We will now turn our steps southward, by the way of Sydney and Melbourne, to Tasmania. At the last-named city we take a coasting steamer passing down the river Yarra-Yarra, the muddiest of water-ways, until Bass's Strait is reached, across which the course is due-south for a hundred and twenty miles. This is a reach of ocean travel which for boisterousness and discomfort can be said to rival the English Channel, between Calais and Dover. As the coast of Tasmania is approached, a tall lighthouse, one hundred and forty feet above sea-level, first attracts the attention, designating the mouth of the Tamar River. While crossing the Strait we are surrounded by a great variety of sea-birds, among which are the cape-pigeon, the stormy petrel, and the gannet, which last is the largest of ocean birds next to the albatross.

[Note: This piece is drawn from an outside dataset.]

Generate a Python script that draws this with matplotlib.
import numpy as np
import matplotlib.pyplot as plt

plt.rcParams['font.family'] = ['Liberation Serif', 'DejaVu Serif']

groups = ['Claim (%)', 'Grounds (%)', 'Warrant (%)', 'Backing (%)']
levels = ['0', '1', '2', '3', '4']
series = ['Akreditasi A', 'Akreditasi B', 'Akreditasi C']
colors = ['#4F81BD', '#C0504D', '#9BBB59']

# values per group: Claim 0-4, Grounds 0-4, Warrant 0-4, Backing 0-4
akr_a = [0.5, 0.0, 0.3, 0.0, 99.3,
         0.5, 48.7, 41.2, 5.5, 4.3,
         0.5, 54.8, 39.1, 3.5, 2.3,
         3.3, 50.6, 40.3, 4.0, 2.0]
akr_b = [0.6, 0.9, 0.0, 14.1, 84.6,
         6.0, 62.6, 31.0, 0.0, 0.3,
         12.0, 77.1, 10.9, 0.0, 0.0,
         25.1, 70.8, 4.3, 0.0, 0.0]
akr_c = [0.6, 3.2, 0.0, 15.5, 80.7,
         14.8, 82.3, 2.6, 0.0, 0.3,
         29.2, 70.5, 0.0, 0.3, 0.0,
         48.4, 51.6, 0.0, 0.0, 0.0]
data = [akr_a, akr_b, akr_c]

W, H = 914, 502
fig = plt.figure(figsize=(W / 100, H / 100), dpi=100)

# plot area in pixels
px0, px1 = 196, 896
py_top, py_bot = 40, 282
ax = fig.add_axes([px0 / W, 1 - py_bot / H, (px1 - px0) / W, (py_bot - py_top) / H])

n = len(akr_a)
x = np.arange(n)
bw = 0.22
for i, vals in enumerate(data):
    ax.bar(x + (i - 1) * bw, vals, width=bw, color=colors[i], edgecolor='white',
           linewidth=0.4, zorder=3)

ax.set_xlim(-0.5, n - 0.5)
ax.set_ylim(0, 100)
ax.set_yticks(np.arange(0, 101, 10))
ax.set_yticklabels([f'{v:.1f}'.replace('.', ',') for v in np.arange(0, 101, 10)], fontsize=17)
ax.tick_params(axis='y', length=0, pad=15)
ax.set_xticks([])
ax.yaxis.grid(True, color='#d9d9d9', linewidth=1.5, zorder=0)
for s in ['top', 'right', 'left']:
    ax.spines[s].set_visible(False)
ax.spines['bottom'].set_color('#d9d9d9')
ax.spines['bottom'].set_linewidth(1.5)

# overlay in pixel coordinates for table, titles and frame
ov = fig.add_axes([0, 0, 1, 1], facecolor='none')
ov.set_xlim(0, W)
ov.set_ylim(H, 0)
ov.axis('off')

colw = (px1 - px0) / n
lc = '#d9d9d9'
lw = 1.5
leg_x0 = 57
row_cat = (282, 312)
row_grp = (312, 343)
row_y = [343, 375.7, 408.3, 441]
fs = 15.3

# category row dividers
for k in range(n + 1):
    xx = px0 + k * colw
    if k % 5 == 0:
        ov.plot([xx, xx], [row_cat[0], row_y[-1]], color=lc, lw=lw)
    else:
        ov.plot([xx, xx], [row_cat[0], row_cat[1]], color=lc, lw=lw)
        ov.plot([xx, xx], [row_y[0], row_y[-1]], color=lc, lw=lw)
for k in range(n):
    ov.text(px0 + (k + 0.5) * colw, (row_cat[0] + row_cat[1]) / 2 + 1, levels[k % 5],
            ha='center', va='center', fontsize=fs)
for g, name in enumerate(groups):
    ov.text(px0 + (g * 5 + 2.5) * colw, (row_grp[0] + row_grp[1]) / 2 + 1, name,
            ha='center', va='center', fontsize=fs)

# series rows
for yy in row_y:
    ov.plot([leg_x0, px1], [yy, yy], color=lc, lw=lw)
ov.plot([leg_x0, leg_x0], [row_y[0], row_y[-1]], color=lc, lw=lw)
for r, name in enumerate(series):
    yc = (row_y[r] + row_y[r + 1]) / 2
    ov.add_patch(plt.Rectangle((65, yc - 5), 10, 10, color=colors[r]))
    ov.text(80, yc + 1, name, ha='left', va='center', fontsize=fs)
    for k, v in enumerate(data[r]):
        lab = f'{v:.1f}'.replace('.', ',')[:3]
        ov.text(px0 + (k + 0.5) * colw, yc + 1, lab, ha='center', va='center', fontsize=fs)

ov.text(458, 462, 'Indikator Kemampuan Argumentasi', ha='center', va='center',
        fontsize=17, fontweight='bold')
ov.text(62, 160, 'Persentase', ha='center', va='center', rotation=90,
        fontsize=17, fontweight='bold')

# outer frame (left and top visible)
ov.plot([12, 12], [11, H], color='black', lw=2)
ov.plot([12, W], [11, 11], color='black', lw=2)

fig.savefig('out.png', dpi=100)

On drawing still nearer to the shore, flocks of pelicans are observed upon the rocks, and that most awkward of birds, the penguin, is seen in idle groups. He is a good swimmer, but his apologetic wings are not intended for flying.
We pass up the Tamar River, through a narrow, winding channel for a distance of forty miles before coming to the harbor and town of Launceston. The many tall, smoking chimney-shafts which meet the eye indicate that the town is busy smelting ores, dug from the neighboring mineral hills and valleys. It is a pleasant and thrifty little city, somewhat liable to earthquakes and their attendant inconveniencies. The place has a population of ten or twelve thousand, and is named after a town in Cornwall, England. We have left Australia proper far behind us, but the Bass Strait which separates that land from Tasmania is evidently of modern formation. The similarity of the vegetation, minerals, animal, and vegetable life of the two countries shows that this island must, at some time in the long-past ages, have been connected with the mainland. And yet the aborigines of Tasmania were a race quite distinct from those of Australia, so different, indeed, as only to resemble them in color. They were a well-formed, athletic people, with brilliant eyes, curly hair, flat noses, and elaborately tattooed bodies. This ingenious and barbaric ornamentation, practised by isolated savage races, seems to have been universal among the inhabitants of the Pacific Islands, though the great distances which separate them, as well as the lack of all ordinary means of intercommunication, would lead to the belief that they could not have borrowed the idea from one another. So late as 1828 there were a few of the Tasmanian aborigines still alive, but to-day there is not a representative of the race in
existence.
When the country cast off the disgrace of being a penal colony, the name it bore was very judiciously changed from Van Dieman's Land to that of Tasmania, in honor of its first discoverer, Abel Janssen Tasman, the famous Dutch navigator of the seventeenth century. We should perhaps qualify the words "first discoverer." Tasman was the first accredited discoverer, but he was less entitled to impart his name to this beautiful island than were others. Captain Cook, with characteristic zeal and sagacity, explored, surveyed, and described it, whereas Tasman scarcely more than sighted it. However, any name was preferable to that of Van Dieman's Land, which had become the synonyme for a penal station, and with which is associated the memory of some of the most outrageous and murderous acts of cruelty for which a civilized government was ever responsible.